Bring a large pot of water to a boil, salt it generously, and drop in 1/2 pound of your favorite pasta.  Cook according to directions.

Turn heat on saute pan to medium-low.  Let mixture re-warm.  Add cream and stir until mixed.  Season with salt and pepper to taste.  When pasta is cooked, drain and add to pan.  Add grated cheese and basil.

The Results:

I have to admit that I was little freaked out cooking for other people – and in front of them.  It didn’t help that they (and Hubs) were giving me a hard time the whole time I was cooking… but it actually all turned out fine.

I was very proud of myself for actually roasting the peppers.  Even better, I used the barbecue on my own (for the first time)!  For easy directions how, go here.  It was actually quite easy, though it took a little time for them to blacken.

They smelled so good!

And scraping off the skin was a little more frustrating than I was expecting – but honestly, it was well worth it.

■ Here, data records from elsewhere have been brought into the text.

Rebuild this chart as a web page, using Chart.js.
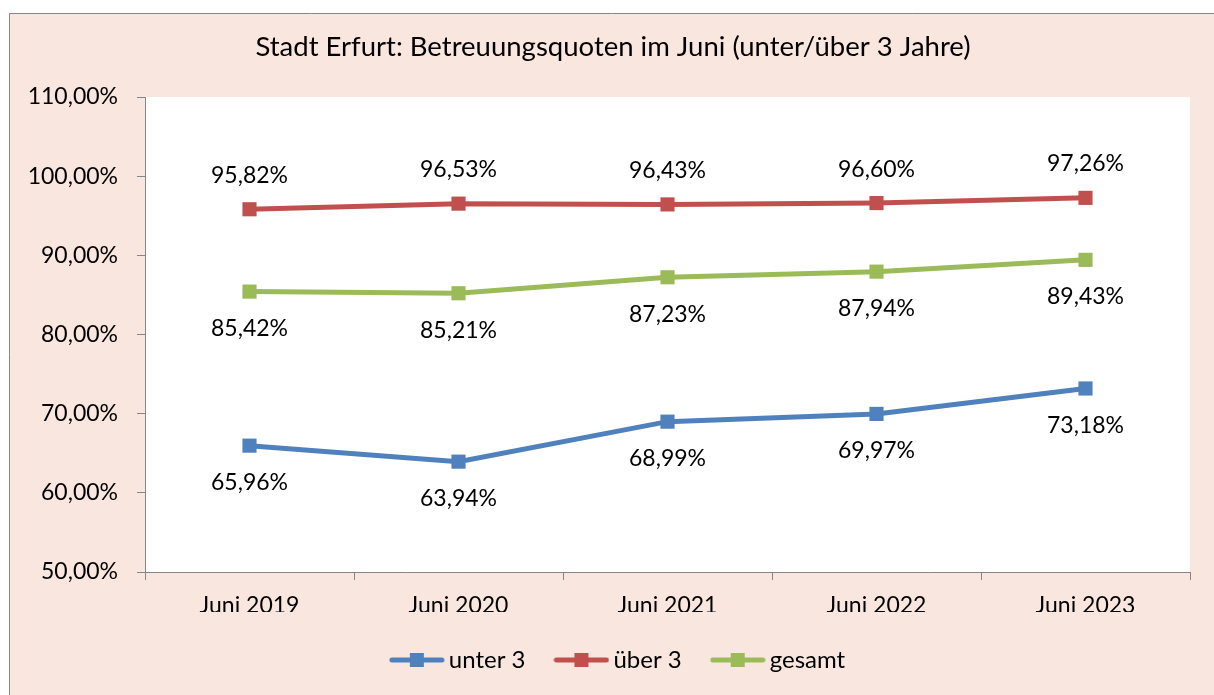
<!DOCTYPE html>
<html>
<head>
<meta charset="utf-8">
<script src="https://cdn.jsdelivr.net/npm/chart.js@4.4.1/dist/chart.umd.min.js"></script>
<style>
  body { margin: 0; background: #fff; }
  #wrap { width: 1214px; height: 695px; }
</style>
</head>
<body>
<div id="wrap"><canvas id="quoten" width="1214" height="695"></canvas></div>
<script>
var jahre = ["Juni 2019", "Juni 2020", "Juni 2021", "Juni 2022", "Juni 2023"];
var unter3 = [65.96, 63.94, 68.99, 69.97, 73.18];
var ueber3 = [95.82, 96.53, 96.43, 96.60, 97.26];
var gesamt = [85.42, 85.21, 87.23, 87.94, 89.43];
var yTicks = [50, 60, 70, 80, 90, 100, 110];

var blau = "#4F81BD", rot = "#C0504D", gruen = "#9BBB59";
var schrift = "Lato";
var peach = "#F9E6DF";

function prozent(v) {
  return v.toFixed(2).replace(".", ",") + "%";
}

// little line-with-square symbol for the legend
function legendSymbol(farbe) {
  var c = document.createElement("canvas");
  c.width = 56;
  c.height = 16;
  var g = c.getContext("2d");
  g.strokeStyle = farbe;
  g.lineWidth = 5;
  g.lineCap = "round";
  g.beginPath();
  g.moveTo(3, 8);
  g.lineTo(53, 8);
  g.stroke();
  g.fillStyle = farbe;
  g.fillRect(21, 1, 14, 14);
  return c;
}

var hintergrund = {
  id: "hintergrund",
  beforeDraw: function (chart) {
    var ctx = chart.ctx;
    var a = chart.chartArea;
    ctx.save();
    ctx.fillStyle = "#fff";
    ctx.fillRect(0, 0, chart.width, chart.height);
    ctx.fillStyle = peach;
    ctx.fillRect(9.5, 13.5, chart.width, chart.height);
    ctx.strokeStyle = "#868686";
    ctx.lineWidth = 1;
    ctx.beginPath();
    ctx.moveTo(9.5, chart.height);
    ctx.lineTo(9.5, 13.5);
    ctx.lineTo(chart.width, 13.5);
    ctx.stroke();
    ctx.fillStyle = "#fff";
    ctx.fillRect(a.left, a.top, a.right - a.left, a.bottom - a.top);
    ctx.restore();
  }
};

// centre title and legend over the whole frame, not just the padded box
var versatz = {
  id: "versatz",
  afterLayout: function (chart) {
    if (chart.legend) {
      chart.legend.left += 26;
      chart.legend.right += 26;
    }
    if (chart.titleBlock) {
      chart.titleBlock.left += 18;
      chart.titleBlock.right += 18;
    }
  }
};

// value labels: über 3 above its points, the other two below
var wertLabels = {
  id: "wertLabels",
  afterDatasetsDraw: function (chart) {
    var ctx = chart.ctx;
    ctx.save();
    ctx.font = "23px " + schrift;
    ctx.fillStyle = "#000";
    ctx.textAlign = "center";
    ctx.textBaseline = "middle";
    chart.data.datasets.forEach(function (ds, i) {
      var meta = chart.getDatasetMeta(i);
      var dy = ds.label === "über 3" ? -34 : 37;
      meta.data.forEach(function (pt, j) {
        ctx.fillText(prozent(ds.data[j]), pt.x, pt.y + dy);
      });
    });
    ctx.restore();
  }
};

function serie(label, werte, farbe) {
  return {
    label: label,
    data: werte,
    borderColor: farbe,
    backgroundColor: farbe,
    borderWidth: 5,
    pointStyle: "rect",
    pointRadius: 10,
    pointBorderWidth: 0,
    pointHoverRadius: 10,
    tension: 0
  };
}

var ctx = document.getElementById("quoten").getContext("2d");
var myChart = new Chart(ctx, {
  type: "line",
  data: {
    labels: jahre,
    datasets: [
      serie("unter 3", unter3, blau),
      serie("über 3", ueber3, rot),
      serie("gesamt", gesamt, gruen)
    ]
  },
  options: {
    responsive: false,
    animation: false,
    layout: { padding: { left: 0, right: 24, top: 0, bottom: 13 } },
    plugins: {
      title: {
        display: true,
        text: "Stadt Erfurt: Betreuungsquoten im Juni (unter/über 3 Jahre)",
        color: "#000",
        font: { family: schrift, size: 27.5, weight: "normal" },
        padding: { top: 30.5, bottom: 33.5 }
      },
      legend: {
        position: "bottom",
        labels: {
          usePointStyle: true,
          pointStyleWidth: 40,
          padding: 36,
          color: "#000",
          font: { family: schrift, size: 24 },
          generateLabels: function (chart) {
            var items = Chart.defaults.plugins.legend.labels.generateLabels(chart);
            items.forEach(function (it) {
              it.pointStyle = legendSymbol(chart.data.datasets[it.datasetIndex].borderColor);
            });
            return items;
          }
        }
      },
      tooltip: { enabled: false }
    },
    scales: {
      x: {
        offset: true,
        afterFit: function (scale) { scale.height = 40; },
        grid: {
          offset: true,
          drawOnChartArea: false,
          tickLength: 8,
          color: "#868686"
        },
        border: { color: "#868686" },
        ticks: {
          color: "#000",
          padding: 12,
          maxRotation: 0,
          font: { family: schrift, size: 23 }
        }
      },
      y: {
        min: 50,
        max: 110,
        afterFit: function (scale) { scale.width = 145; },
        afterBuildTicks: function (scale) {
          scale.ticks = yTicks.map(function (v) { return { value: v }; });
        },
        grid: {
          drawOnChartArea: false,
          tickLength: 8,
          color: "#868686"
        },
        border: { color: "#868686" },
        ticks: {
          color: "#000",
          padding: 19,
          font: { family: schrift, size: 23 },
          callback: function (v) { return prozent(v); }
        }
      }
    }
  },
  plugins: [hintergrund, versatz, wertLabels]
});
</script>
</body>
</html>
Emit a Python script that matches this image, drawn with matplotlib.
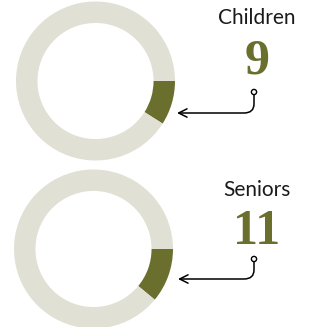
import matplotlib
matplotlib.use('Agg')
import matplotlib.pyplot as plt
from matplotlib.path import Path
from matplotlib.patches import FancyArrowPatch, Circle

# Data
groups = ["Children", "Seniors"]
values = [9, 11]
total = 100

DARK = "#6b6f2e"
LIGHT = "#e0e0d5"

W, H = 316, 327
fig = plt.figure(figsize=(W / 100, H / 100), dpi=100)

# overlay axes in pixel coordinates for labels and arrows
ax0 = fig.add_axes([0, 0, 1, 1])
ax0.set_xlim(0, W)
ax0.set_ylim(H, 0)
ax0.axis("off")

# layout per donut: center x, center y, radius (pixels)
centers = [(95.5, 81, 79.5), (93.5, 249, 79.5)]
label_y = [(18, 62), (190, 232)]
arrow_y = [(92, 113, 177), (259, 279, 178)]

for i, (name, val) in enumerate(zip(groups, values)):
    cx, cy, r = centers[i]
    ax = fig.add_axes([(cx - r) / W, (H - cy - r) / H, 2 * r / W, 2 * r / H])
    ax.pie([val, total - val], colors=[DARK, LIGHT], startangle=0,
           counterclock=False, radius=1,
           wedgeprops=dict(width=0.27, linewidth=0))
    ax.set_xlim(-1, 1)
    ax.set_ylim(-1, 1)
    ax.axis("off")

    ty, ny = label_y[i]
    ax0.text(257, ty, name, ha="center", va="center", fontsize=15,
             family="Lato", color="#1a1a1a")
    ax0.text(257, ny, str(val), ha="center", va="center", fontsize=36,
             family="Liberation Serif", fontweight="bold", color=DARK)

    y0, y1, xend = arrow_y[i]
    px = 254
    verts = [(px, y0 + 2), (px, y1 - 9), (px, y1), (px - 10, y1), (xend, y1)]
    codes = [Path.MOVETO, Path.LINETO, Path.CURVE3, Path.CURVE3, Path.LINETO]
    arr = FancyArrowPatch(path=Path(verts, codes), arrowstyle="->",
                          mutation_scale=15, lw=1.1, color="black",
                          transform=ax0.transData)
    ax0.add_patch(arr)
    ax0.add_patch(Circle((px, y0), 2.6, facecolor="white", edgecolor="black",
                         lw=1.0, zorder=5))

fig.savefig("out.png", dpi=100)
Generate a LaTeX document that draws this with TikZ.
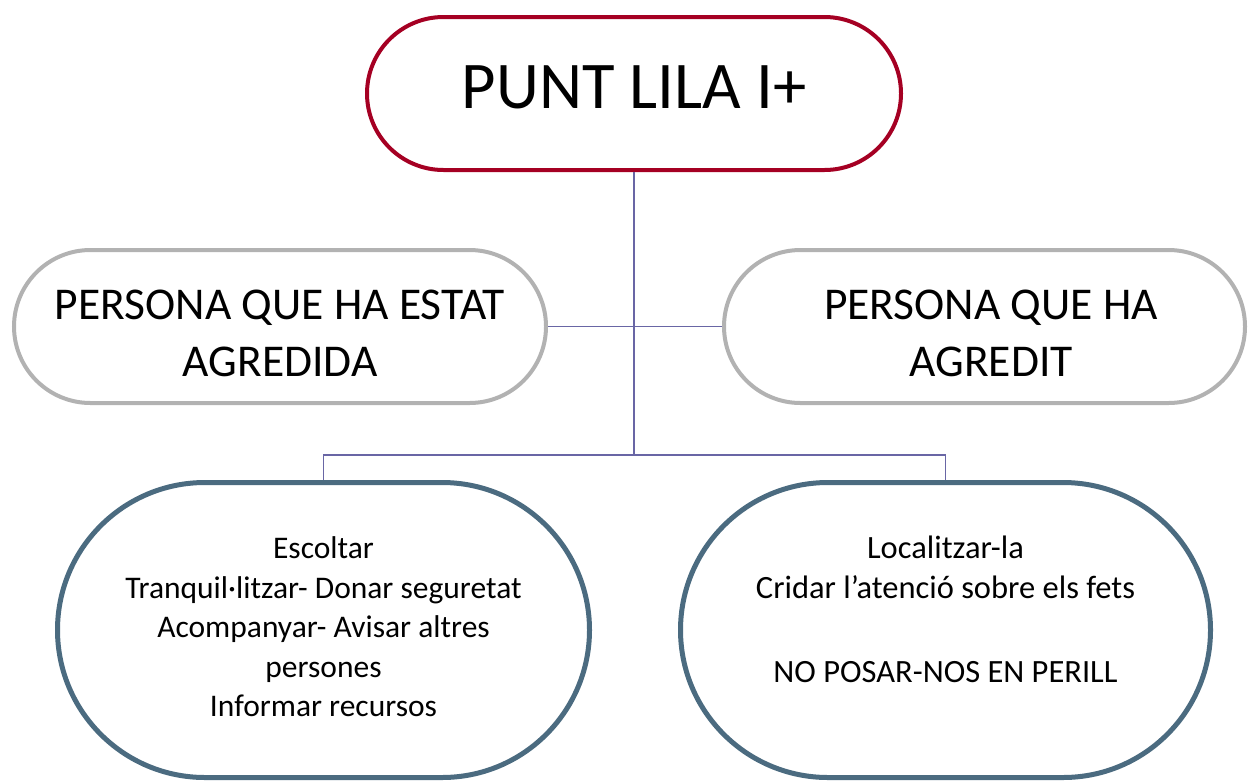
\documentclass[tikz,border=0pt]{standalone}
\usepackage{fontspec}
\setmainfont{Carlito}
\definecolor{topred}{RGB}{165,0,35}
\definecolor{midgray}{RGB}{178,178,178}
\definecolor{botblue}{RGB}{75,107,128}
\definecolor{linkc}{RGB}{105,102,165}
\newcommand{\padtop}[1]{\rule{0pt}{#1}}
\newcommand{\padbot}[1]{\rule[-#1]{0pt}{#1}}
\begin{document}
\begin{tikzpicture}[x=1pt,y=-1pt,
  pill/.style={draw,fill=white,rectangle,inner sep=0pt,align=center,text=black},
  toppill/.style={pill,draw=topred,line width=4pt,minimum width=534pt,minimum height=153pt,rounded corners=76.5pt,font=\fontsize{66.7}{80}\selectfont},
  midpill/.style={pill,draw=midgray,line width=4pt,minimum height=153pt,rounded corners=76.5pt,font=\fontsize{45.5}{57}\selectfont},
  botpill/.style={pill,draw=botblue,line width=5pt,minimum height=295pt,rounded corners=147.5pt},
  link/.style={draw=linkc,line width=1.6pt}]
\useasboundingbox (0,0) rectangle (1249,782);
\node[toppill,text depth=13pt] (top) at (634,93.5) {PUNT LILA I+};
\node[midpill,minimum width=532pt] (lg) at (280,326.5) {\padtop{44pt}PERSONA QUE HA ESTAT\\AGREDIDA};
\node[midpill,minimum width=521pt] (rg) at (984.5,326.5) {\padtop{44pt}\hspace*{13pt}PERSONA QUE HA\\\hspace*{13pt}AGREDIT};
\node[botpill,minimum width=532pt,font=\fontsize{31.5}{39.5}\selectfont] (bl) at (323.5,630) {Escoltar\\Tranquil·litzar- Donar seguretat\\Acompanyar- Avisar altres\\persones\\Informar recursos\padbot{6pt}};
\node[botpill,minimum width=530pt,font=\fontsize{32.5}{40}\selectfont] (br) at (945.5,630) {Localitzar-la\\Cridar l’atenció sobre els fets\\[44pt]NO POSAR-NOS EN PERILL\padbot{41.5pt}};
\coordinate (hub) at (634,455);
\draw[link] (top.south) -- (hub);
\draw[link] (lg.east) -- (rg.west);
\draw[link] (bl.north) |- (hub) -| (br.north);
\end{tikzpicture}
\end{document}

My onions, though eventually food processed, were perfectly chopped.  Even my husband was impressed.  It only took six months to get there.  ;)   No pictures, though – I was working in front of an audience, so I had to keep my eye on the prize.
 
Also, since I was trying to not look like an idiot in front of our guests, I may have started skimming the recipe… and I put my garlic in with my onions instead of after them.  As Claudia from Idiot’s Kitchen warned in her recipe version, that can cause the garlic to get a little bitter.  This is true, though no one noticed besides me – since I was looking for it. 
 
 Additionally, I may  have sliced up my finger grating the parmesan.  No skin made it into the dish, though, so that’s good. 
 
I was proud, too, of the basil that I chiffonade-d.  Even my cutting skills are starting to get fancy!
 

Everyone seemed to enjoy the food, and our friends, who’ve known us forever were very impressed that I was cooking.  They even took pictures, too, since they’d never seen it happen before. 

Good meal.  Good friends.  Good times!